Objective. Please output every line of the material as it stands, without the pictures.

Supplied information.
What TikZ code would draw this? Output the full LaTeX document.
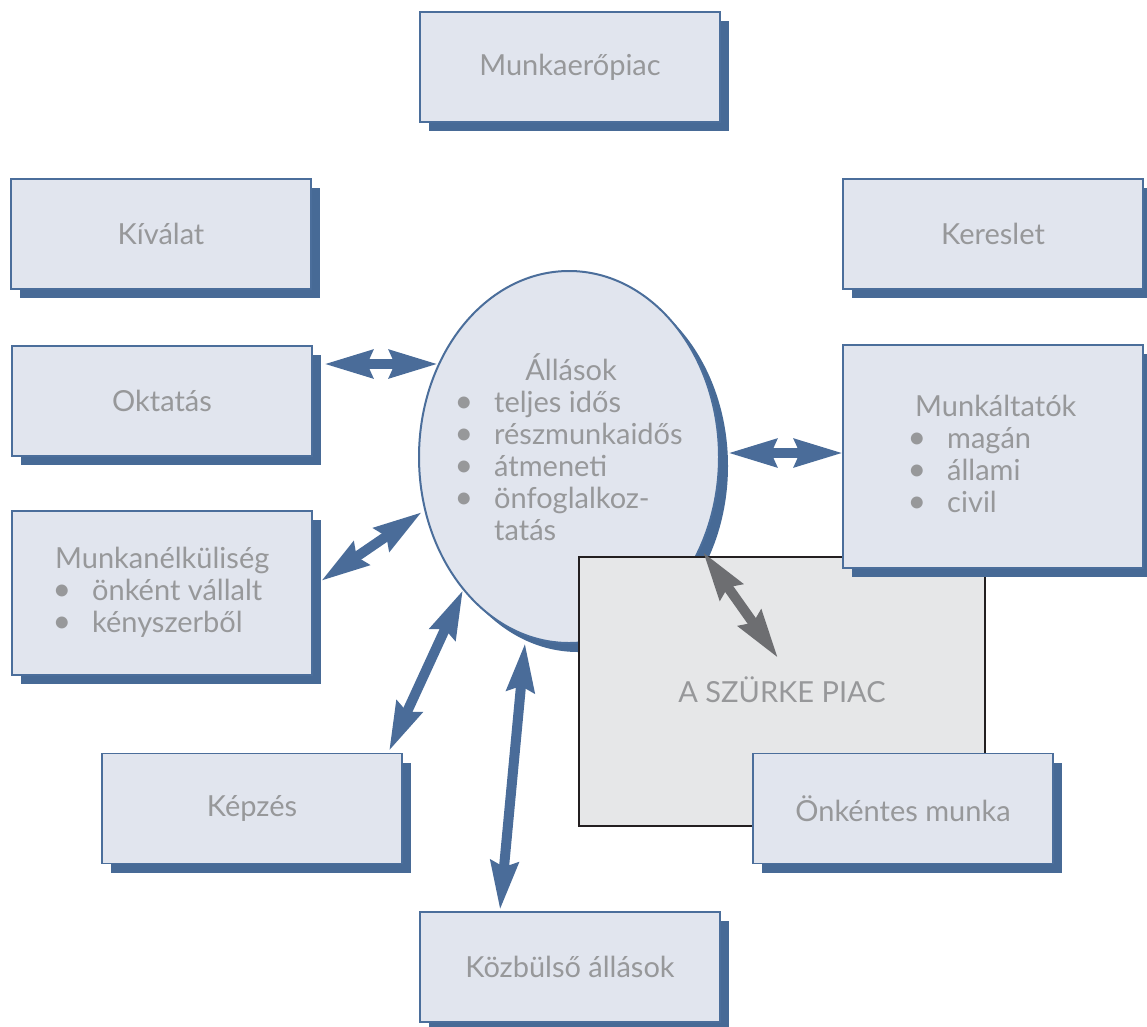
\documentclass[tikz,border=0pt]{standalone}
\usepackage{fontspec}
\setmainfont{Lato}
\usetikzlibrary{shapes.geometric,arrows.meta,shadows}
\definecolor{boxfill}{HTML}{E1E5EE}
\definecolor{bblue}{HTML}{4B6E9B}
\definecolor{sblue}{HTML}{476A96}
\definecolor{tgray}{HTML}{97989A}
\definecolor{greyfill}{HTML}{E6E7E8}
\definecolor{greyborder}{HTML}{231F20}
\definecolor{ablue}{HTML}{4A6C99}
\definecolor{agrey}{HTML}{6D6E71}
\tikzset{
  lbl/.style={text=tgray,font=\fontsize{29}{32}\selectfont},
  bluebox/.style={lbl,draw=bblue,fill=boxfill,line width=1.6pt,rectangle,
    minimum width=300pt,minimum height=110pt,inner sep=0pt,
    drop shadow={fill=sblue,opacity=1,shadow xshift=9pt,shadow yshift=-9pt}},
  txt/.style={lbl,anchor=base west,inner sep=0pt},
  bul/.style={lbl,anchor=base,inner sep=0pt,font=\fontsize{32}{32}\selectfont},
  dbl/.style={line width=10pt,draw=ablue,{Stealth[length=48pt,width=27pt,inset=5pt]}-{Stealth[length=48pt,width=27pt,inset=5pt]}},
  dblgrey/.style={dbl,draw=agrey}
}
\begin{document}
\begin{tikzpicture}[x=1pt,y=-1pt]
\useasboundingbox (0,0) rectangle (1147,1026);
% central ellipse with shadow
\fill[sblue] (578,466) ellipse [x radius=150, y radius=186];
\node[ellipse,draw=bblue,fill=boxfill,line width=2pt,minimum width=300pt,minimum height=372pt,inner sep=0pt] (ell) at (569,457) {};
\node[lbl,anchor=base,inner sep=0pt] (allasok) at (571,380) {Állások};
\node[bul] (eb1) at (464,412) {•};
\node[txt] (et1) at (494,412) {teljes idős};
\node[bul] (eb2) at (464,444) {•};
\node[txt] (et2) at (494,444) {részmunkaidős};
\node[bul] (eb3) at (464,476) {•};
\node[txt] (et3) at (494,476) {átmeneti};
\node[bul] (eb4) at (464,508) {•};
\node[txt] (et4) at (494,508) {önfoglalkoz-};
\node[txt] (et5) at (494,540) {tatás};
% grey market box
\node[draw=greyborder,fill=greyfill,line width=2.5pt,minimum width=406pt,minimum height=269pt,inner sep=0pt,lbl] (grey) at (782,691.5) {};
\node[lbl,inner sep=0pt,anchor=base] (greytxt) at (782,702) {A SZÜRKE PIAC};
% boxes
\node[bluebox] (munkaero) at (570,67) {Munkaerőpiac};
\node[bluebox] (kivalat) at (161,234) {Kíválat};
\node[bluebox] (kereslet) at (993,234) {Kereslet};
\node[bluebox] (oktatas) at (162,401) {Oktatás};
\node[bluebox,minimum height=223pt] (munkaltatok) at (993,456.5) {};
\node[txt] (mt0) at (915,416) {Munkáltatók};
\node[bul] (mb1) at (917,448) {•};
\node[txt] (mt1) at (947,448) {magán};
\node[bul] (mb2) at (917,480) {•};
\node[txt] (mt2) at (947,480) {állami};
\node[bul] (mb3) at (917,512) {•};
\node[txt] (mt3) at (947,512) {civil};
\node[bluebox,minimum height=164pt] (munkanelk) at (162,593) {};
\node[txt] (nt0) at (55,568) {Munkanélküliség};
\node[bul] (nb1) at (62,600) {•};
\node[txt] (nt1) at (92,600) {önként vállalt};
\node[bul] (nb2) at (62,632) {•};
\node[txt] (nt2) at (92,632) {kényszerből};
\node[bluebox] (kepzes) at (252,808.5) {Képzés};
\node[bluebox] (onkentes) at (903,808.5) {Önkéntes munka};
\node[bluebox] (kozbulso) at (570,967) {Közbülső állások};
% arrow end points
\coordinate (a1) at (324,364); \coordinate (b1) at (438,364);
\coordinate (a2) at (728,453); \coordinate (b2) at (843,453);
\coordinate (a3) at (321,581); \coordinate (b3) at (422,512);
\coordinate (a4) at (389,751); \coordinate (b4) at (463,590);
\coordinate (a5) at (500,910); \coordinate (b5) at (525,643);
\coordinate (a6) at (703,552); \coordinate (b6) at (778,658);
\draw[dbl] (a1) -- (b1);
\draw[dbl] (a2) -- (b2);
\draw[dbl] (a3) -- (b3);
\draw[dbl] (a4) -- (b4);
\draw[dbl] (a5) -- (b5);
\draw[dblgrey] (a6) -- (b6);
\end{tikzpicture}
\end{document}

Final answer.
What TikZ code would draw this? Output the full LaTeX document.
\documentclass[tikz,border=0pt]{standalone}
\usepackage{fontspec}
\setmainfont{Lato}
\usetikzlibrary{shapes.geometric,arrows.meta,shadows}
\definecolor{boxfill}{HTML}{E1E5EE}
\definecolor{bblue}{HTML}{4B6E9B}
\definecolor{sblue}{HTML}{476A96}
\definecolor{tgray}{HTML}{97989A}
\definecolor{greyfill}{HTML}{E6E7E8}
\definecolor{greyborder}{HTML}{231F20}
\definecolor{ablue}{HTML}{4A6C99}
\definecolor{agrey}{HTML}{6D6E71}
\tikzset{
  lbl/.style={text=tgray,font=\fontsize{29}{32}\selectfont},
  bluebox/.style={lbl,draw=bblue,fill=boxfill,line width=1.6pt,rectangle,
    minimum width=300pt,minimum height=110pt,inner sep=0pt,
    drop shadow={fill=sblue,opacity=1,shadow xshift=9pt,shadow yshift=-9pt}},
  txt/.style={lbl,anchor=base west,inner sep=0pt},
  bul/.style={lbl,anchor=base,inner sep=0pt,font=\fontsize{32}{32}\selectfont},
  dbl/.style={line width=10pt,draw=ablue,{Stealth[length=48pt,width=27pt,inset=5pt]}-{Stealth[length=48pt,width=27pt,inset=5pt]}},
  dblgrey/.style={dbl,draw=agrey}
}
\begin{document}
\begin{tikzpicture}[x=1pt,y=-1pt]
\useasboundingbox (0,0) rectangle (1147,1026);
% central ellipse with shadow
\fill[sblue] (578,466) ellipse [x radius=150, y radius=186];
\node[ellipse,draw=bblue,fill=boxfill,line width=2pt,minimum width=300pt,minimum height=372pt,inner sep=0pt] (ell) at (569,457) {};
\node[lbl,anchor=base,inner sep=0pt] (allasok) at (571,380) {Állások};
\node[bul] (eb1) at (464,412) {•};
\node[txt] (et1) at (494,412) {teljes idős};
\node[bul] (eb2) at (464,444) {•};
\node[txt] (et2) at (494,444) {részmunkaidős};
\node[bul] (eb3) at (464,476) {•};
\node[txt] (et3) at (494,476) {átmeneti};
\node[bul] (eb4) at (464,508) {•};
\node[txt] (et4) at (494,508) {önfoglalkoz-};
\node[txt] (et5) at (494,540) {tatás};
% grey market box
\node[draw=greyborder,fill=greyfill,line width=2.5pt,minimum width=406pt,minimum height=269pt,inner sep=0pt,lbl] (grey) at (782,691.5) {};
\node[lbl,inner sep=0pt,anchor=base] (greytxt) at (782,702) {A SZÜRKE PIAC};
% boxes
\node[bluebox] (munkaero) at (570,67) {Munkaerőpiac};
\node[bluebox] (kivalat) at (161,234) {Kíválat};
\node[bluebox] (kereslet) at (993,234) {Kereslet};
\node[bluebox] (oktatas) at (162,401) {Oktatás};
\node[bluebox,minimum height=223pt] (munkaltatok) at (993,456.5) {};
\node[txt] (mt0) at (915,416) {Munkáltatók};
\node[bul] (mb1) at (917,448) {•};
\node[txt] (mt1) at (947,448) {magán};
\node[bul] (mb2) at (917,480) {•};
\node[txt] (mt2) at (947,480) {állami};
\node[bul] (mb3) at (917,512) {•};
\node[txt] (mt3) at (947,512) {civil};
\node[bluebox,minimum height=164pt] (munkanelk) at (162,593) {};
\node[txt] (nt0) at (55,568) {Munkanélküliség};
\node[bul] (nb1) at (62,600) {•};
\node[txt] (nt1) at (92,600) {önként vállalt};
\node[bul] (nb2) at (62,632) {•};
\node[txt] (nt2) at (92,632) {kényszerből};
\node[bluebox] (kepzes) at (252,808.5) {Képzés};
\node[bluebox] (onkentes) at (903,808.5) {Önkéntes munka};
\node[bluebox] (kozbulso) at (570,967) {Közbülső állások};
% arrow end points
\coordinate (a1) at (324,364); \coordinate (b1) at (438,364);
\coordinate (a2) at (728,453); \coordinate (b2) at (843,453);
\coordinate (a3) at (321,581); \coordinate (b3) at (422,512);
\coordinate (a4) at (389,751); \coordinate (b4) at (463,590);
\coordinate (a5) at (500,910); \coordinate (b5) at (525,643);
\coordinate (a6) at (703,552); \coordinate (b6) at (778,658);
\draw[dbl] (a1) -- (b1);
\draw[dbl] (a2) -- (b2);
\draw[dbl] (a3) -- (b3);
\draw[dbl] (a4) -- (b4);
\draw[dbl] (a5) -- (b5);
\draw[dblgrey] (a6) -- (b6);
\end{tikzpicture}
\end{document}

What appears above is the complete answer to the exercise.